Dataset excerpt:
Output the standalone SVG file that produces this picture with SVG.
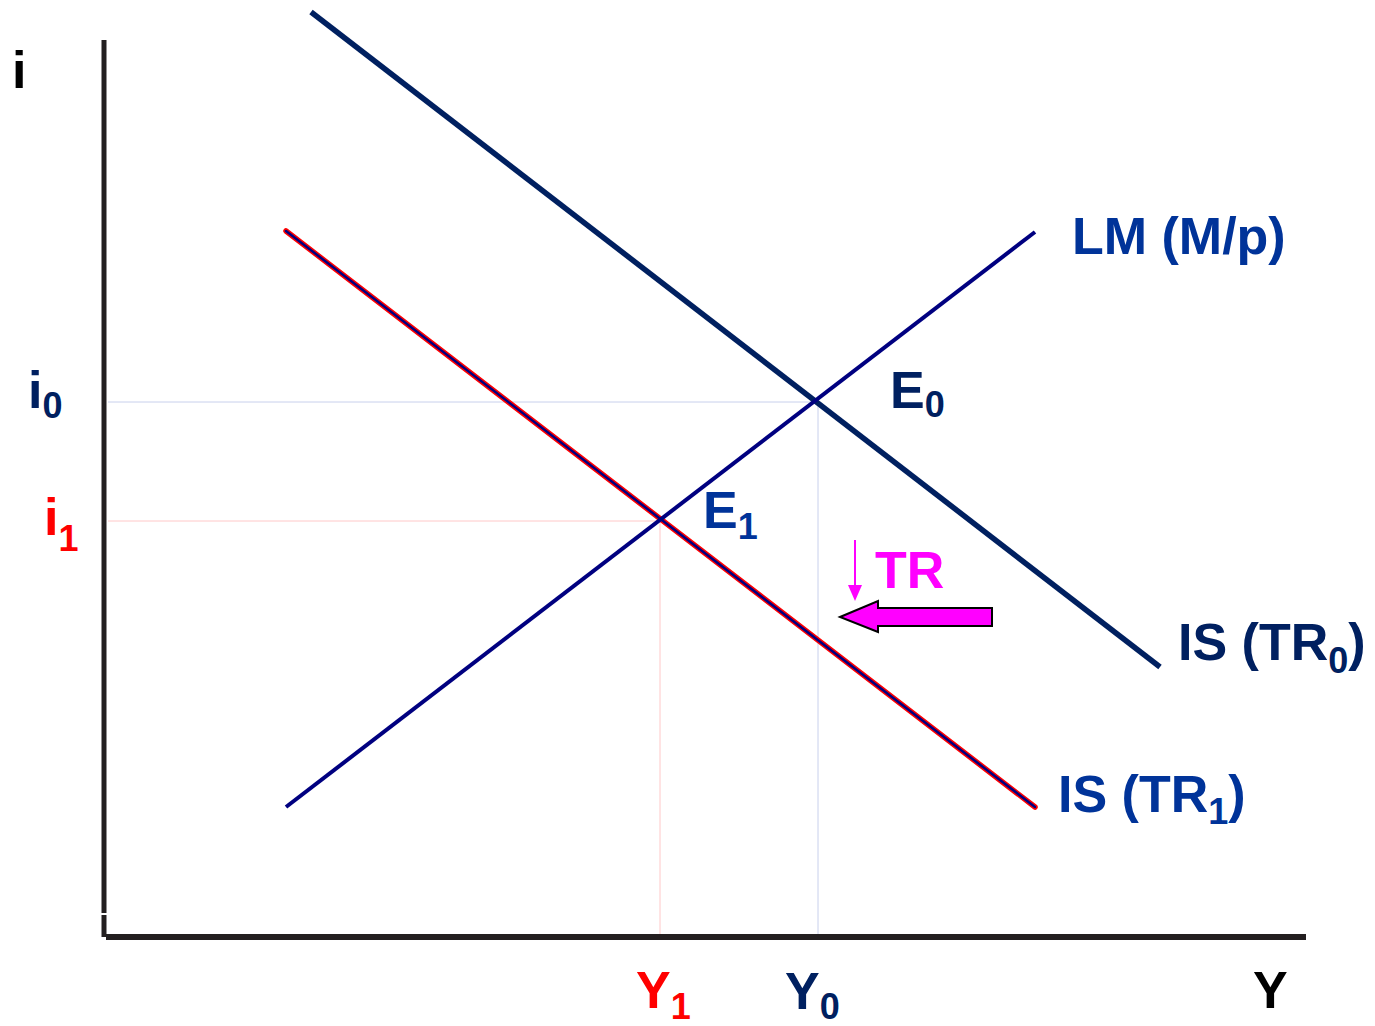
<svg xmlns="http://www.w3.org/2000/svg" width="1375" height="1026" viewBox="0 0 1375 1026">
<style>
text{font-family:"Liberation Sans",Arial,sans-serif;font-weight:bold;font-size:52px}
.sub{font-size:36px}
.navy{fill:#002060}
.blue{fill:#003399}
.red{fill:#ff0000}
.mag{fill:#ff00ff}
.blk{fill:#000000}
</style>
<defs>
<marker id="ah" viewBox="0 0 14 16" refX="13" refY="7" markerWidth="16" markerHeight="14" orient="auto" markerUnits="userSpaceOnUse">
<path d="M0,0 L16,7 L0,14 z" fill="#ff00ff"/>
</marker>
</defs>
<g id="connectors">
<line x1="108" y1="402" x2="818" y2="402" stroke="#c8d0ec" stroke-width="1"/>
<line x1="818" y1="402" x2="818" y2="936" stroke="#c8d0ec" stroke-width="1"/>
<line x1="108" y1="521" x2="660" y2="521" stroke="#ffc8c8" stroke-width="1"/>
<line x1="660" y1="521" x2="660" y2="936" stroke="#ffc8c8" stroke-width="1"/>
<line id="is0" x1="311" y1="12" x2="1160" y2="667" stroke="#002060" stroke-width="5.5"/>
<line id="is1-outline" x1="286" y1="231" x2="1035" y2="807" stroke="#ff0000" stroke-width="5.5" stroke-linecap="round"/>
<line id="is1" x1="286" y1="231" x2="1035" y2="807" stroke="#000080" stroke-width="2.5" stroke-linecap="round"/>
<line id="lm" x1="286" y1="807" x2="1035" y2="232" stroke="#000080" stroke-width="4"/>
<line x1="855" y1="540" x2="855" y2="588" stroke="#ff00ff" stroke-width="2"/>
<polygon points="848,585 862,585 855,601" fill="#ff00ff"/>
<polygon points="840,617 878,601 878,608 992,608 992,626 878,626 878,632" fill="#ff00ff" stroke="#000" stroke-width="2"/>
</g>
<g id="axes">
<line x1="104" y1="40" x2="104" y2="913" stroke="#231f20" stroke-width="5"/>
<line x1="104" y1="915" x2="104" y2="937" stroke="#231f20" stroke-width="5"/>
<line x1="106" y1="937" x2="1306" y2="937" stroke="#231f20" stroke-width="6"/>
</g>
<g id="labels">
<text x="12" y="88" class="blk">i</text>
<text x="28" y="408" class="navy">i<tspan class="sub" dy="10">0</tspan></text>
<text x="44" y="535" class="red">i<tspan class="sub" dy="16">1</tspan></text>
<text x="1072" y="254" class="blue">LM (M/p)</text>
<text x="890" y="408" class="navy">E<tspan class="sub" dy="9">0</tspan></text>
<text x="703" y="528" class="blue">E<tspan class="sub" dy="11">1</tspan></text>
<text x="875" y="588" class="mag">TR</text>
<text x="1178" y="660" class="navy">IS (TR<tspan class="sub" dy="13">0</tspan><tspan dy="-13">)</tspan></text>
<text x="1058" y="812" class="blue">IS (TR<tspan class="sub" dy="12">1</tspan><tspan dy="-12">)</tspan></text>
<text x="636" y="1008" class="red">Y<tspan class="sub" dy="11">1</tspan></text>
<text x="785" y="1009" class="navy">Y<tspan class="sub" dy="10">0</tspan></text>
<text x="1253" y="1008" class="blk">Y</text>
</g>
</svg>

Task to complete:
Write out the material above once more, exactly as it reads, with no pictures.

The solution:
Output the standalone SVG file that produces this picture with SVG.
<svg xmlns="http://www.w3.org/2000/svg" width="1375" height="1026" viewBox="0 0 1375 1026">
<style>
text{font-family:"Liberation Sans",Arial,sans-serif;font-weight:bold;font-size:52px}
.sub{font-size:36px}
.navy{fill:#002060}
.blue{fill:#003399}
.red{fill:#ff0000}
.mag{fill:#ff00ff}
.blk{fill:#000000}
</style>
<defs>
<marker id="ah" viewBox="0 0 14 16" refX="13" refY="7" markerWidth="16" markerHeight="14" orient="auto" markerUnits="userSpaceOnUse">
<path d="M0,0 L16,7 L0,14 z" fill="#ff00ff"/>
</marker>
</defs>
<g id="connectors">
<line x1="108" y1="402" x2="818" y2="402" stroke="#c8d0ec" stroke-width="1"/>
<line x1="818" y1="402" x2="818" y2="936" stroke="#c8d0ec" stroke-width="1"/>
<line x1="108" y1="521" x2="660" y2="521" stroke="#ffc8c8" stroke-width="1"/>
<line x1="660" y1="521" x2="660" y2="936" stroke="#ffc8c8" stroke-width="1"/>
<line id="is0" x1="311" y1="12" x2="1160" y2="667" stroke="#002060" stroke-width="5.5"/>
<line id="is1-outline" x1="286" y1="231" x2="1035" y2="807" stroke="#ff0000" stroke-width="5.5" stroke-linecap="round"/>
<line id="is1" x1="286" y1="231" x2="1035" y2="807" stroke="#000080" stroke-width="2.5" stroke-linecap="round"/>
<line id="lm" x1="286" y1="807" x2="1035" y2="232" stroke="#000080" stroke-width="4"/>
<line x1="855" y1="540" x2="855" y2="588" stroke="#ff00ff" stroke-width="2"/>
<polygon points="848,585 862,585 855,601" fill="#ff00ff"/>
<polygon points="840,617 878,601 878,608 992,608 992,626 878,626 878,632" fill="#ff00ff" stroke="#000" stroke-width="2"/>
</g>
<g id="axes">
<line x1="104" y1="40" x2="104" y2="913" stroke="#231f20" stroke-width="5"/>
<line x1="104" y1="915" x2="104" y2="937" stroke="#231f20" stroke-width="5"/>
<line x1="106" y1="937" x2="1306" y2="937" stroke="#231f20" stroke-width="6"/>
</g>
<g id="labels">
<text x="12" y="88" class="blk">i</text>
<text x="28" y="408" class="navy">i<tspan class="sub" dy="10">0</tspan></text>
<text x="44" y="535" class="red">i<tspan class="sub" dy="16">1</tspan></text>
<text x="1072" y="254" class="blue">LM (M/p)</text>
<text x="890" y="408" class="navy">E<tspan class="sub" dy="9">0</tspan></text>
<text x="703" y="528" class="blue">E<tspan class="sub" dy="11">1</tspan></text>
<text x="875" y="588" class="mag">TR</text>
<text x="1178" y="660" class="navy">IS (TR<tspan class="sub" dy="13">0</tspan><tspan dy="-13">)</tspan></text>
<text x="1058" y="812" class="blue">IS (TR<tspan class="sub" dy="12">1</tspan><tspan dy="-12">)</tspan></text>
<text x="636" y="1008" class="red">Y<tspan class="sub" dy="11">1</tspan></text>
<text x="785" y="1009" class="navy">Y<tspan class="sub" dy="10">0</tspan></text>
<text x="1253" y="1008" class="blk">Y</text>
</g>
</svg>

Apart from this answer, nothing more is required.